Our Quaker testimonies call us to actively be in right relationship with all peoples. In harmony with our testimonies, Quakers are committed to bearing witness to ensure fairness and equality for First Nations People for so long as they choose this course. As Quakers we are learning how to uphold First Nations’ Peoples and their descendants in Australia, in our joint ongoing journey towards justice.

A testimony to social justice and racial equality has been part of the Quaker witness to the world since the inception of our Religious Society of Friends in Britain in the 17th century. In 1691 William Penn signed a treaty of friendship with the Delaware tribes of First Nations American Peoples, arranging for fair payments for lands taken. John Woolman, in 1756 persuaded Quakers in Philadelphia to pay for land stolen from the First Nations American Peoples by others.
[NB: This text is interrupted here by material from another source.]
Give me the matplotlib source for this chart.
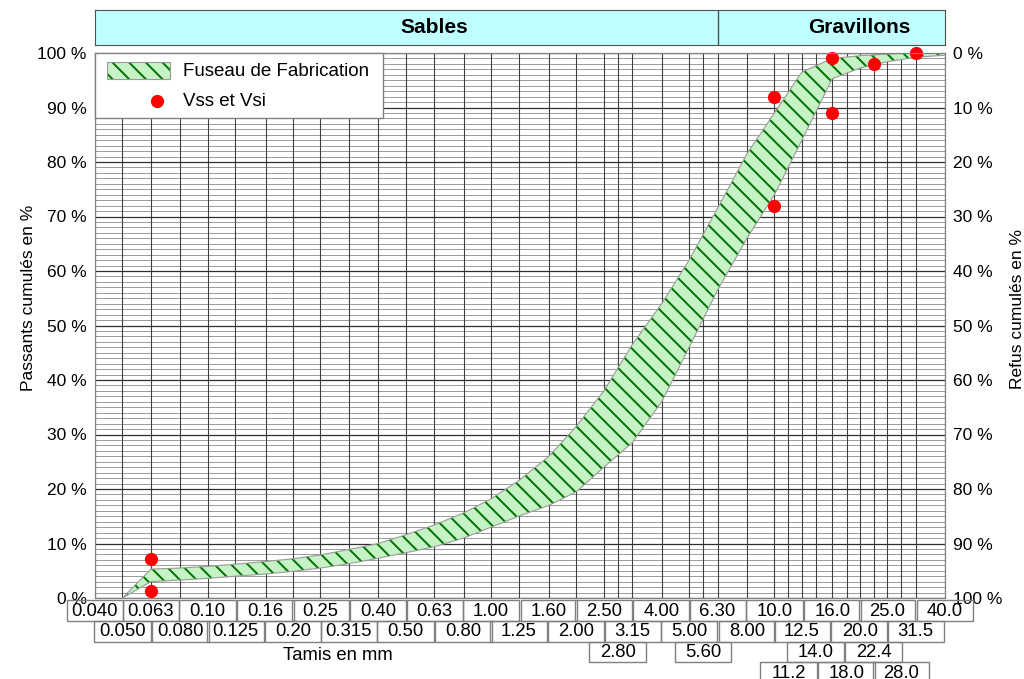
import matplotlib
matplotlib.use("Agg")
import matplotlib.pyplot as plt
from matplotlib.patches import Rectangle
from matplotlib.lines import Line2D
from matplotlib.ticker import NullLocator

plt.rcParams['font.family'] = ['Liberation Sans', 'DejaVu Sans']
plt.rcParams['hatch.linewidth'] = 1.4
plt.rcParams['hatch.color'] = '#007000'

# ---------------- data ----------------
labels_row1 = ["0.040", "0.063", "0.10", "0.16", "0.25", "0.40", "0.63", "1.00",
               "1.60", "2.50", "4.00", "6.30", "10.0", "16.0", "25.0", "40.0"]
labels_row2 = ["0.050", "0.080", "0.125", "0.20", "0.315", "0.50", "0.80", "1.25",
               "2.00", "3.15", "5.00", "8.00", "12.5", "20.0", "31.5"]
labels_row3 = ["2.80", "5.60", "14.0", "22.4"]
labels_row4 = ["11.2", "18.0", "28.0"]

fuseau_sieves = [0.05, 0.063, 0.08, 0.10, 0.125, 0.16, 0.20, 0.25, 0.315, 0.40,
                 0.50, 0.63, 0.80, 1.00, 1.25, 1.60, 2.00, 2.50, 3.15, 4.00,
                 5.00, 6.30, 8.00, 10.0, 12.5, 16.0, 20.0, 25.0, 31.5, 40.0]
fuseau_lower = [0.0, 3.0, 3.3, 3.6, 4.0, 4.4, 4.9, 5.5, 6.3, 7.3,
                8.3, 9.4, 11.0, 13.0, 15.0, 17.0, 19.5, 24.0, 28.5, 36.0,
                46.0, 56.5, 66.0, 74.0, 84.0, 95.3, 97.2, 98.4, 99.2, 99.6]
fuseau_upper = [0.0, 5.3, 5.5, 5.8, 6.2, 6.7, 7.2, 7.9, 8.9, 10.0,
                11.6, 13.4, 15.6, 18.2, 21.5, 26.0, 31.5, 38.0, 46.5, 54.0,
                62.0, 71.5, 81.5, 89.0, 96.5, 99.0, 99.5, 99.8, 100.0, 100.0]

vs_sieves = [0.063, 0.063, 10.0, 10.0, 16.0, 16.0, 22.4, 31.5]
vs_values = [7.2, 1.2, 92.0, 72.0, 99.0, 89.0, 98.0, 100.0]

y_ticks = list(range(0, 101, 10))

# ---------------- layout helpers ----------------
W, H = 1024, 679
def fx(px):
    return px / W
def fy(py):
    return 1 - py / H

fig = plt.figure(figsize=(10.24, 6.79), dpi=100)

X0, X1 = 0.04, 40.0
step = 10 ** 0.1

# main axes
ax = fig.add_axes([fx(95), fy(598), 850 / W, 545 / H])
ax.set_xscale('log')
ax.set_xlim(X0, X1)
ax.set_ylim(0, 100)

grid_sieves = [float(s) for s in labels_row1 + labels_row2 + labels_row3 + labels_row4]
for s in grid_sieves:
    ax.axvline(s, color='#404040', lw=0.8, zorder=0.5)
for p in range(0, 101):
    if p % 10 == 0:
        ax.axhline(p, color='#303030', lw=0.9, zorder=0.6)
    else:
        ax.axhline(p, color='#8c8c8c', lw=0.6, zorder=0.4)

ax.fill_between(fuseau_sieves, fuseau_lower, fuseau_upper, facecolor='#c6f3c6',
                edgecolor='#007000', linewidth=0, hatch='\\\\', zorder=2)
ax.plot(fuseau_sieves, fuseau_lower, color='#9a9a9a', lw=0.8, zorder=3)
ax.plot(fuseau_sieves, fuseau_upper, color='#9a9a9a', lw=0.8, zorder=3)
ax.plot(vs_sieves, vs_values, 'o', color='#ff0000', markersize=9.5,
        markeredgewidth=0, zorder=4, clip_on=False)

ax.xaxis.set_major_locator(NullLocator())
ax.xaxis.set_minor_locator(NullLocator())
ax.set_yticks(y_ticks)
ax.set_yticklabels([f"{v} %" for v in y_ticks])
ax.yaxis.set_minor_locator(NullLocator())
ax.tick_params(axis='y', length=0, pad=6, labelsize=12.5)
for sp in ax.spines.values():
    sp.set_color('#808080')
ax.set_ylabel("Passants cumulés en %", fontsize=12.5)
ax.yaxis.set_label_coords(-0.069, 0.55)

ax2 = ax.twinx()
ax2.set_ylim(0, 100)
ax2.set_yticks(y_ticks)
ax2.set_yticklabels([f"{100 - v} %" for v in y_ticks])
ax2.yaxis.set_minor_locator(NullLocator())
ax2.tick_params(axis='y', length=0, pad=6, labelsize=12.5)
for sp in ax2.spines.values():
    sp.set_color('#808080')
ax2.set_ylabel("Refus cumulés en %", fontsize=12.5)
ax2.yaxis.set_label_coords(1.0765, 0.53)

# header band
hx = fig.add_axes([fx(95), fy(45), 850 / W, 35 / H])
hx.set_xscale('log')
hx.set_xlim(X0, X1)
hx.set_ylim(0, 1)
hx.set_facecolor('#c0ffff')
hx.xaxis.set_major_locator(NullLocator())
hx.xaxis.set_minor_locator(NullLocator())
hx.set_yticks([])
for sp in hx.spines.values():
    sp.set_color('#505050')
hx.axvline(6.3, color='#505050', lw=1)
hx.text(0.63, 0.5, "Sables", ha='center', va='center', fontsize=15, fontweight='bold')
hx.text(20.0, 0.5, "Gravillons", ha='center', va='center', fontsize=15, fontweight='bold')

# sieve label boxes
bx = fig.add_axes([fx(95), 0, 850 / W, (H - 600) / H])
bx.set_xscale('log')
bx.set_xlim(X0, X1)
bx.set_ylim(H, 600)
bx.axis('off')
rows = [(labels_row1, 600, 621), (labels_row2, 621, 642),
        (labels_row3, 642, 662), (labels_row4, 662, 683)]
for labs, y0, y1 in rows:
    for lab in labs:
        s = float(lab)
        bx.add_patch(Rectangle((s / step, y0), s * step - s / step, y1 - y0,
                               fill=False, edgecolor='#808080', lw=1, clip_on=False))
        bx.text(s, (y0 + y1) / 2 + 0.5, lab, ha='center', va='center',
                fontsize=13.3, clip_on=False)

fig.text(fx(338), fy(656), "Tamis en mm", ha='center', va='center', fontsize=13.3)

# legend (manual)
fig.patches.append(Rectangle((fx(95), fy(118)), 288 / W, 65 / H, transform=fig.transFigure,
                             facecolor='white', edgecolor='#808080', lw=1, zorder=5))
fig.patches.append(Rectangle((fx(107), fy(79)), 63 / W, 17 / H, transform=fig.transFigure,
                             facecolor='#c6f3c6', edgecolor='#007000', lw=0, hatch='\\\\',
                             zorder=6))
fig.patches.append(Rectangle((fx(107), fy(79)), 63 / W, 17 / H, transform=fig.transFigure,
                             fill=False, edgecolor='#9a9a9a', lw=0.8, zorder=7))
fig.lines.append(Line2D([fx(157)], [fy(101)], marker='o', color='#ff0000', markersize=9.5,
                        markeredgewidth=0, transform=fig.transFigure, zorder=7))
fig.text(fx(183), fy(72), "Fuseau de Fabrication", ha='left', va='center', fontsize=13.5, zorder=8)
fig.text(fx(183), fy(101), "Vss et Vsi", ha='left', va='center', fontsize=13.5, zorder=8)

fig.savefig("out.png", dpi=100)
In the 19th century, two British Friends, James Backhouse and George Washington Walker travelled through the Australian colonies and were forthright in their statements to influential figures in Australia and Britain concerning the cruelty and injustice meted to the Australian Aboriginal People, especially urging payment for land taken from them. (From paragraph 5.22 of this we can say; Australian Quaker life, faith and thought, 2003.)

Today, we long for and are working towards a reconciled Australia, believing that the coming into right relationship between First Peoples, the original custodians of the land, and other Australians is fundamental to an inclusive non-violent, Australian society.